Diagram visualisasi energi akustik yang memancar dari titik pusat, mewakili konsep 'Menderum'.
Menderum. Kata ini jauh melampaui sekadar deskripsi suara bising yang intens. Ia adalah sebuah manifestasi kekuasaan, penanda transisi, dan seringkali, alarm yang mengiringi perubahan fundamental. Deru tidak hanya didengar; ia dirasakan di dada, menggetarkan fondasi tanah, dan mencengkeram kesadaran. Dari gemuruh badai yang tak terduga di tengah samudra hingga raungan mesin jet yang menembus batas kecepatan, fenomena menderum adalah benang merah yang menghubungkan kekuatan alam purba dengan ambisi teknologi manusia yang tak pernah padam. Kita akan menjelajahi bagaimana suara yang masif dan mendalam ini—baik secara fisik maupun metaforis—telah menjadi arsitek tak kasat mata dalam sejarah, psikologi, dan masa depan eksistensi kita.
Dalam konteks primordial, deru adalah bahasa Bumi. Sebelum manusia berdiri tegak, planet ini telah diselimuti oleh gema-gema raksasa yang menandakan aktivitas geologis tak terbayangkan. Deru alam adalah otentik, tidak diatur, dan selalu memuat potensi kehancuran atau kelahiran kembali. Memahami deru ini berarti memahami skala waktu geologis yang jauh melampaui rentang kehidupan individual kita. Gelombang suara yang dihasilkan oleh kekuatan alam adalah pengingat konstan akan keterbatasan dan kerentanan manusia di hadapan kekuatan kosmik yang lebih besar.

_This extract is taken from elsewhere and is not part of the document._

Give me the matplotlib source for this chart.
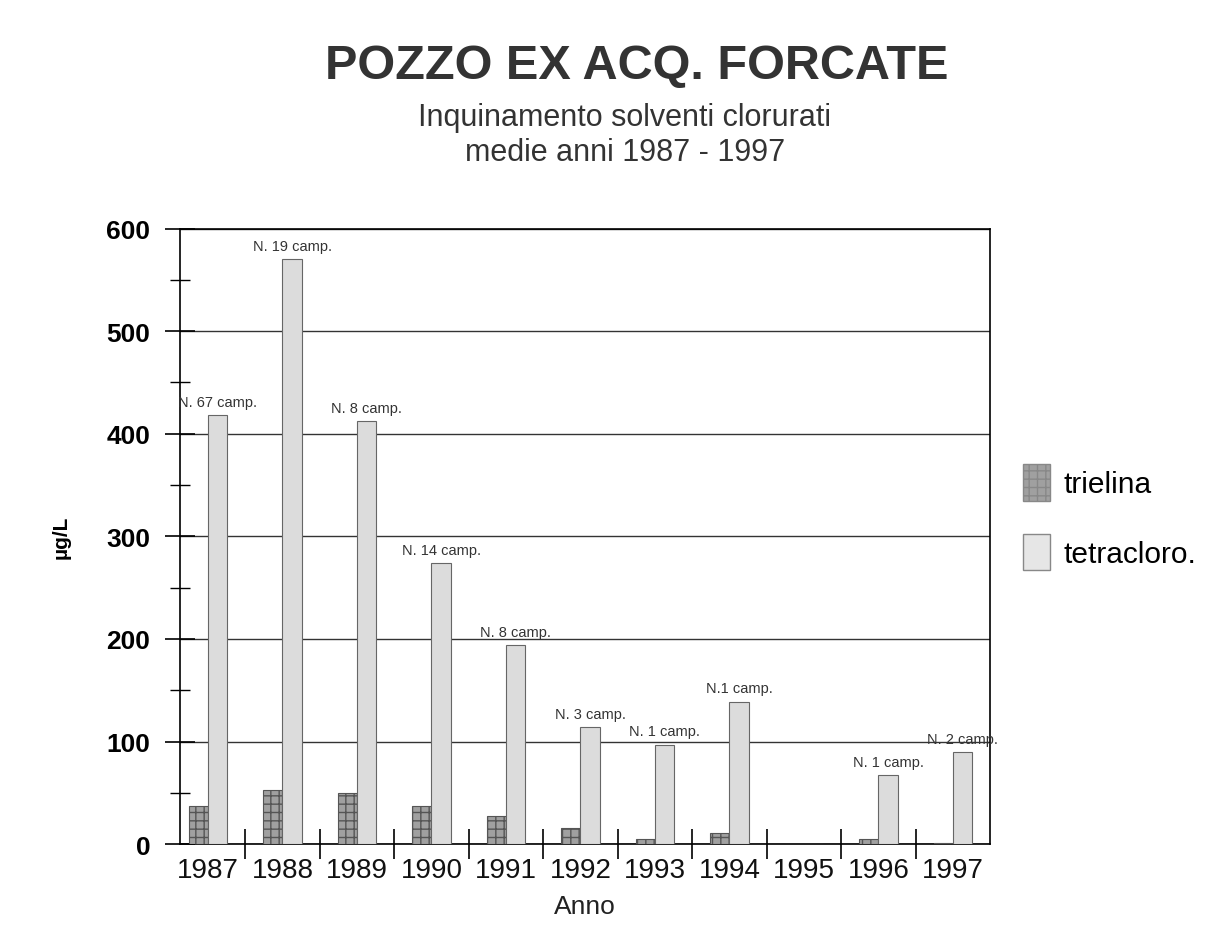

Salah satu manifestasi deru paling universal dan sering dialami adalah guntur. Mekanismenya, meskipun dijelaskan oleh fisika—pemanasan udara ekstrem di sekitar lintasan kilat yang menghasilkan ledakan sonik—dampak psikologisnya jauh lebih besar. Guntur yang menderum bukan hanya suara, melainkan penanda badai, peringatan akan hujan deras, dan simbol kekacauan yang terkendali di atmosfer. Deru guntur pada malam hari dapat terasa seperti genderang raksasa yang ditabuh oleh dewa, menciptakan nuansa misteri dan ketakutan yang telah diabadikan dalam berbagai mitologi kuno, dari Thor di Nordik hingga Indra di Hindu. Intensitas derunya tergantung pada jarak, namun resonansi frekuensi rendah yang dihasilkan seringkali mampu menembus dinding dan jendela, menjadikannya pengalaman yang melibatkan seluruh tubuh.

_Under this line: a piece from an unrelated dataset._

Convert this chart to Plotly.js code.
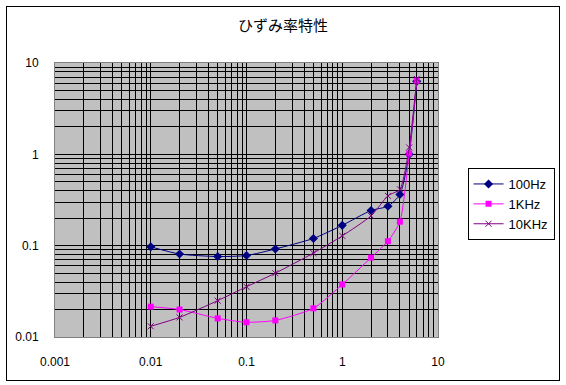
<!DOCTYPE html>
<html><head><meta charset="utf-8">
<script src="https://cdn.plot.ly/plotly-3.0.1.min.js"></script>
<style>
body{margin:0;padding:0;background:#fff;}
#wrap{position:relative;width:566px;height:385px;}
#chart{position:absolute;left:0;top:0;width:566px;height:385px;}
#frame{position:absolute;left:6px;top:6px;width:552px;height:373px;border:1px solid #000;pointer-events:none;}
</style>
</head><body>
<div id="wrap"><div id="chart"></div><div id="frame"></div></div>
<script>
// Data (distortion vs output)
const xValues = [0.01, 0.02, 0.05, 0.1, 0.2, 0.5, 1, 2, 3, 4, 5, 6];
const hz100   = [0.097, 0.081, 0.076, 0.078, 0.092, 0.12, 0.167, 0.243, 0.27, 0.363, 1.0, 6.3];
const khz1    = [0.0215, 0.020, 0.016, 0.0145, 0.0152, 0.0206, 0.0376, 0.074, 0.112, 0.183, 1.02, 6.4];
const khz10   = [0.0131, 0.0164, 0.025, 0.0355, 0.050, 0.083, 0.128, 0.212, 0.351, 0.415, 1.19, 6.7];
const seriesNames = ['100Hz', '1KHz', '10KHz'];
const xDecades = [0.001, 0.01, 0.1, 1, 10];
const xDecadeLabels = ['0.001', '0.01', '0.1', '1', '10'];
const yDecades = [0.01, 0.1, 1, 10];
const yDecadeLabels = ['0.01', '0.1', '1', '10'];

function logTicks(decades, labels){
  const vals = [], text = [];
  decades.forEach((d, i) => {
    vals.push(d); text.push(labels[i]);
    if (i < decades.length - 1) {
      for (let m = 2; m <= 9; m++) { vals.push(+(d * m).toPrecision(6)); text.push(''); }
    }
  });
  return {vals, text};
}
const xt = logTicks(xDecades, xDecadeLabels);
const yt = logTicks(yDecades, yDecadeLabels);

const traces = [
  {x: xValues, y: hz100, name: seriesNames[0], mode: 'lines+markers',
   line: {color: '#000080', width: 1, shape: 'spline', smoothing: 0.6},
   marker: {symbol: 'diamond', size: 7, color: '#000080'}},
  {x: xValues, y: khz1, name: seriesNames[1], mode: 'lines+markers',
   line: {color: '#FF00FF', width: 1, shape: 'spline', smoothing: 0.6},
   marker: {symbol: 'square', size: 6, color: '#FF00FF'}},
  {x: xValues, y: khz10, name: seriesNames[2], mode: 'lines+markers',
   line: {color: '#800080', width: 1, shape: 'spline', smoothing: 0.6},
   marker: {symbol: 'x-thin-open', size: 6, color: '#800080', line: {color: '#800080', width: 1}}}
];

const layout = {
  width: 566, height: 385,
  margin: {l: 55, r: 122, t: 63, b: 48, pad: 0},
  paper_bgcolor: '#ffffff',
  plot_bgcolor: '#C0C0C0',
  font: {family: 'Liberation Sans, Arial, sans-serif', size: 12, color: '#000'},
  title: {text: 'ひずみ率特性', font: {family: 'Noto Sans CJK JP, sans-serif', size: 15, color: '#000'},
          x: 0.5, xref: 'container', xanchor: 'center', y: 1 - 25.5/385, yref: 'container', yanchor: 'middle'},
  xaxis: {type: 'log', range: [-3, 1], tickmode: 'array', tickvals: xt.vals, ticktext: xt.text,
          showgrid: true, gridcolor: '#000', gridwidth: 1, ticks: '', zeroline: false,
          showline: true, linecolor: '#808080', linewidth: 1, mirror: true,
          ticklabelstandoff: 14, fixedrange: true},
  yaxis: {type: 'log', range: [-2, 1], tickmode: 'array', tickvals: yt.vals, ticktext: yt.text,
          showgrid: true, gridcolor: '#000', gridwidth: 1, ticks: '', zeroline: false,
          showline: true, linecolor: '#808080', linewidth: 1, mirror: true,
          ticklabelstandoff: 13, fixedrange: true},
  showlegend: true,
  legend: {x: (474-55)/389, y: (337-168)/274, xanchor: 'left', yanchor: 'top',
           bordercolor: '#000', borderwidth: 1, bgcolor: '#fff',
           font: {family: 'Liberation Sans, Arial, sans-serif', size: 13, color: '#000'},
           tracegroupgap: 0, itemwidth: 30}
};

Plotly.newPlot('chart', traces, layout, {staticPlot: true, displayModeBar: false});
</script>
</body></html>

Samudra, terutama ketika sedang murka, menghasilkan deru yang mungkin merupakan salah satu suara paling konsisten dan paling kuno di planet ini. Ketika gelombang raksasa menghantam tebing karang atau pantai terbuka, suara tabrakan air yang masif itu menciptakan menderum yang tak terhindarkan. Deru lautan mengandung makna ganda: di satu sisi, ia adalah suara kehidupan, siklus pasang surut, dan sumber kekayaan; di sisi lain, ia adalah raungan badai yang menelan kapal dan meluluhlantakkan garis pantai. Pelaut veteran tidak hanya mendengar deru ini; mereka belajar membaca frekuensi dan ritmenya untuk memprediksi keganasan badai yang akan datang, menjadikan deru samudra sebagai alat navigasi vital sekaligus peringatan fatal.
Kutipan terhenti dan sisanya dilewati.